[Excerpt from a dataset]
=-=-=-=-=
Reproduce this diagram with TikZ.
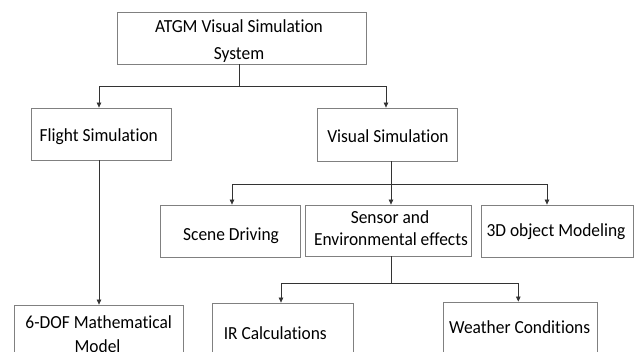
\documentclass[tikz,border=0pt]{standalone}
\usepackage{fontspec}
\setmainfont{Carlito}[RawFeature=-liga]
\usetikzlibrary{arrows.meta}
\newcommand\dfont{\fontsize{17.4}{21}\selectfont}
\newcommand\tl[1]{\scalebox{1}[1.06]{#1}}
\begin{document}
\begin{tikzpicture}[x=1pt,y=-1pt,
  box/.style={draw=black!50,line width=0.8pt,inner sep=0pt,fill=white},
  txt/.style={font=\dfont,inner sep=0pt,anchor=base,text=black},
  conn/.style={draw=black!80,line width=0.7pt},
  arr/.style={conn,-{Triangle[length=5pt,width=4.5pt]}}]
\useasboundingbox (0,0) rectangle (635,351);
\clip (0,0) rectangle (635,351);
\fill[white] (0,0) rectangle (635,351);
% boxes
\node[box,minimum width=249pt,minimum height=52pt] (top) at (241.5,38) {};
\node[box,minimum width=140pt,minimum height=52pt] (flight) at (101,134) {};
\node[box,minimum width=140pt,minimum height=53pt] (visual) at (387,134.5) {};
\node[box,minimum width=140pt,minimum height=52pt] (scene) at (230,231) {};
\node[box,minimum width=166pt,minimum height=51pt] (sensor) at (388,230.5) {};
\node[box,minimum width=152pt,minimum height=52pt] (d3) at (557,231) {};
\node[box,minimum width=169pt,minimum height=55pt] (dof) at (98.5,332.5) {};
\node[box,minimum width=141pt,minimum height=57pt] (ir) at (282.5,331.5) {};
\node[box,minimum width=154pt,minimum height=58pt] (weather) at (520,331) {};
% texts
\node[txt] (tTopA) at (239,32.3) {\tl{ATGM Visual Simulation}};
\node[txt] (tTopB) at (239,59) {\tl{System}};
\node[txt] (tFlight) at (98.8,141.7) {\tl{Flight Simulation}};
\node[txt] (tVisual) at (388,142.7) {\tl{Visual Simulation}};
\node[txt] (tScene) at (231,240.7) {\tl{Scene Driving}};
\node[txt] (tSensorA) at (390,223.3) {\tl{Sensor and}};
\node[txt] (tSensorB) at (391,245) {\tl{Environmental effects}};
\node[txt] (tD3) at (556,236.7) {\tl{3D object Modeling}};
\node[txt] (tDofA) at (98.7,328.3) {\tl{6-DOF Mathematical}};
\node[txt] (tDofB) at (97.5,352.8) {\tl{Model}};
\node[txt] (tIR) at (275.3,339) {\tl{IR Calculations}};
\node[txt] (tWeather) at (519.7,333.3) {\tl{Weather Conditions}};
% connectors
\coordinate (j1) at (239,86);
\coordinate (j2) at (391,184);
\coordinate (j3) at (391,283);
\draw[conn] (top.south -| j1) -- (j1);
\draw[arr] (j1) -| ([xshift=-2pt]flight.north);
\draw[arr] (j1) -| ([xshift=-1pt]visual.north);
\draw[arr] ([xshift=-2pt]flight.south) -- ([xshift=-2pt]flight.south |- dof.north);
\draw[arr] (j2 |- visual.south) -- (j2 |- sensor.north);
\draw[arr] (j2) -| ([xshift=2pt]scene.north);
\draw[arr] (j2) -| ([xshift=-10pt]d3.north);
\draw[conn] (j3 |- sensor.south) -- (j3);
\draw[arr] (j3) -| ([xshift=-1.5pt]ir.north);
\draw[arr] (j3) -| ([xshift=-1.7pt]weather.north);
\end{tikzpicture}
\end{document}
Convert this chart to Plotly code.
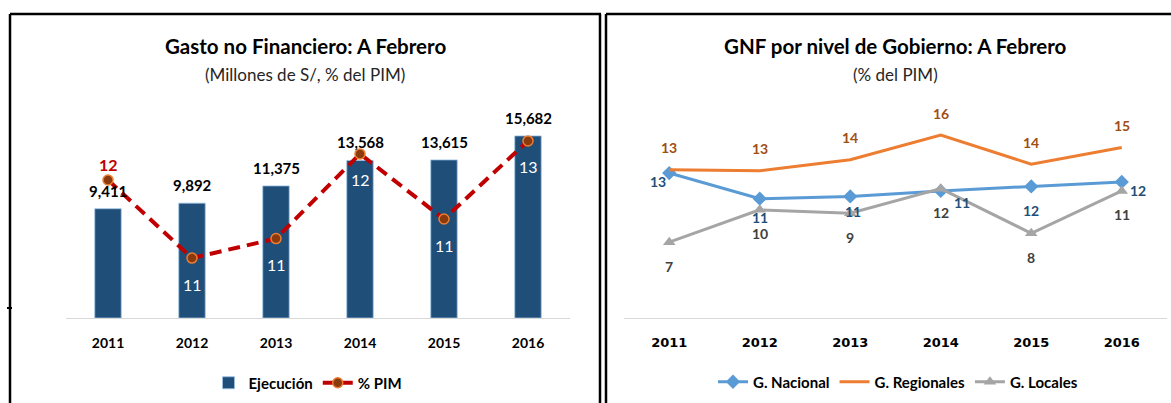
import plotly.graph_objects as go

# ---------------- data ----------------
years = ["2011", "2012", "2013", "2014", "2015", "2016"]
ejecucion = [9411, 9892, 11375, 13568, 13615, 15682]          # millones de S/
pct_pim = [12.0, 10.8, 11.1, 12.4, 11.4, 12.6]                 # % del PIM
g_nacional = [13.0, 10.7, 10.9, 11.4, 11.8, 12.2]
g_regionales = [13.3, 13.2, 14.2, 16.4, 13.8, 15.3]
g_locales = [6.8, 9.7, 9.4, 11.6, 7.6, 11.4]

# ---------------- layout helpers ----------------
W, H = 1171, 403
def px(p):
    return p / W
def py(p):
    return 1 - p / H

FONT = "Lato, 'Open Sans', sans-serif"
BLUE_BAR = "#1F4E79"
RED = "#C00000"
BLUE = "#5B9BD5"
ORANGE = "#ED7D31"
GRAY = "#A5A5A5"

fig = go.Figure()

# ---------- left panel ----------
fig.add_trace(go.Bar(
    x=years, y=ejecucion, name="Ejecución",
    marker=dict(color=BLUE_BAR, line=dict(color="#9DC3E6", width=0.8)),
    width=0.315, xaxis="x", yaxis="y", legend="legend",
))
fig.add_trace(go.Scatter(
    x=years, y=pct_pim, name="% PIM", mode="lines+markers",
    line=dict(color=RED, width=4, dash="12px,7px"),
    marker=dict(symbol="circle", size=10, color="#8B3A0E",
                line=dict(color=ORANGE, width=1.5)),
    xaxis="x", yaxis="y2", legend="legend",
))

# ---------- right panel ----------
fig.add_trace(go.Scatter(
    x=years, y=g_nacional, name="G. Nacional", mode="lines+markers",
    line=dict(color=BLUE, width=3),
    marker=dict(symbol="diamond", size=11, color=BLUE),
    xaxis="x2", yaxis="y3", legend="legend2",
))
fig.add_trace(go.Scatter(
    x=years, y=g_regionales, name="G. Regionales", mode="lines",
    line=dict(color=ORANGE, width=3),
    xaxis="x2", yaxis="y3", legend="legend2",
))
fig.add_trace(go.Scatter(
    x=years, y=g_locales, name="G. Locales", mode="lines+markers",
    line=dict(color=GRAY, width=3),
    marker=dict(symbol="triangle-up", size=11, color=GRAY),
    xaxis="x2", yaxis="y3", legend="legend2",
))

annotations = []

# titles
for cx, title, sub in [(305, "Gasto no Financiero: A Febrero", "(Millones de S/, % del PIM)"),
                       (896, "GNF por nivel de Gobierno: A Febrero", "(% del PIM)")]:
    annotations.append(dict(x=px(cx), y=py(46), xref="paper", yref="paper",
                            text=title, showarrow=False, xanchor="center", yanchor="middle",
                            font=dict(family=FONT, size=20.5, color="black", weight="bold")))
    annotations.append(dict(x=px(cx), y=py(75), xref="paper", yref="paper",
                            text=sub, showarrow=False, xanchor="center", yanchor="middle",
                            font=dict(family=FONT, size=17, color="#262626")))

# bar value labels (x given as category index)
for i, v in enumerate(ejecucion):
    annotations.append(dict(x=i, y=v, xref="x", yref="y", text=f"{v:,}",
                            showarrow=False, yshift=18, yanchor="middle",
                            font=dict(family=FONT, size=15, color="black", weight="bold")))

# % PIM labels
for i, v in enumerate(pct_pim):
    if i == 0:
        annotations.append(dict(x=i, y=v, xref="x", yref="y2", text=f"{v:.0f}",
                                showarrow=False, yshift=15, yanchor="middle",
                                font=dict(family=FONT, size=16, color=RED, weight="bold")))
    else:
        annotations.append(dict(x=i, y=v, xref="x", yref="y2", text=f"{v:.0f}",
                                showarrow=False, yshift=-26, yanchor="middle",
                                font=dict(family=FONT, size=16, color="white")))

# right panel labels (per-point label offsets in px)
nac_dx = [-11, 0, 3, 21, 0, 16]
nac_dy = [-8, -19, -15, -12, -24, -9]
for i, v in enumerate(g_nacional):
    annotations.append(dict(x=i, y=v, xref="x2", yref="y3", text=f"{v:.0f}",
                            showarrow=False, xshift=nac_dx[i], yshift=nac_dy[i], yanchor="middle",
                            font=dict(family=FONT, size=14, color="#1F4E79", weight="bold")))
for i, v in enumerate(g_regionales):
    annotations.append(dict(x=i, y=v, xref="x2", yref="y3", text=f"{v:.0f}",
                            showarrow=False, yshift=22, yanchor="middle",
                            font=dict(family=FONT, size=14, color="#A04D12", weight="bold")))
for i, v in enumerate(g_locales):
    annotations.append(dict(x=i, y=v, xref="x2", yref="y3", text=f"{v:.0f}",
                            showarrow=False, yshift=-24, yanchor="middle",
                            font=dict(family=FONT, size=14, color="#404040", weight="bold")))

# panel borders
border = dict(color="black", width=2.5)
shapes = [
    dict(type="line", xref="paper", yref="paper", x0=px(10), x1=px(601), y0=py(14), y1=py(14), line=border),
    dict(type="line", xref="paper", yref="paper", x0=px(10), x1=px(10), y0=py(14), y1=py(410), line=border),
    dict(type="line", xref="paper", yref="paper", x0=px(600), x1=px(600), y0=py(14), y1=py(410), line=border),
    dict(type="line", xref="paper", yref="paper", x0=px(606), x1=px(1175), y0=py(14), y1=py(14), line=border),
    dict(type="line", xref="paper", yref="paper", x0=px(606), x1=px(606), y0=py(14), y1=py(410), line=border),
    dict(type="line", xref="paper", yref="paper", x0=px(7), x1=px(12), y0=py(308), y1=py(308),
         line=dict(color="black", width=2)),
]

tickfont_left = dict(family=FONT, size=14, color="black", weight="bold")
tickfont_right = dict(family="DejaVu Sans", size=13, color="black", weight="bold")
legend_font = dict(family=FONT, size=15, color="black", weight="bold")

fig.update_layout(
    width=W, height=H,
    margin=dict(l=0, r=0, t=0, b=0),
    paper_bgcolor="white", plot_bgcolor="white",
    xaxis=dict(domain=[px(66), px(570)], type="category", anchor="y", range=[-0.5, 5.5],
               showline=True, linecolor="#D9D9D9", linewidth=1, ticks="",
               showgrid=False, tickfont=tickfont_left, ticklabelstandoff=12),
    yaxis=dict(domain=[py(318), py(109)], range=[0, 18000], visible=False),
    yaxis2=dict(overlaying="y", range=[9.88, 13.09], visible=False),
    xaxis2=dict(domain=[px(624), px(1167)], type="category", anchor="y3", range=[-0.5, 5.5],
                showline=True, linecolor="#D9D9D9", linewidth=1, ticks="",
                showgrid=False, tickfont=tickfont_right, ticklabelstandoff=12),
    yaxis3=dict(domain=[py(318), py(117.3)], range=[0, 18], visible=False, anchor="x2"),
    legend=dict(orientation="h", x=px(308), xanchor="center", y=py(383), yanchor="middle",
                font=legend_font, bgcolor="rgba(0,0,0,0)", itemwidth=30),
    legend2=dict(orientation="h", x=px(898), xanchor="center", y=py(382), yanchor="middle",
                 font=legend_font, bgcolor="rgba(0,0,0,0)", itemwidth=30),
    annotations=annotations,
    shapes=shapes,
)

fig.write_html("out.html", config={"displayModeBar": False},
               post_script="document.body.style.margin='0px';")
=-=-=-=-=
Brief ▸
Output exactly the lines above, from the line with "Convert this chart to Plotly code." to the line with "import plotly.graph_objects as go", both included; skip the pictures.

Answer to this exercise ▸
Convert this chart to Plotly code.
import plotly.graph_objects as go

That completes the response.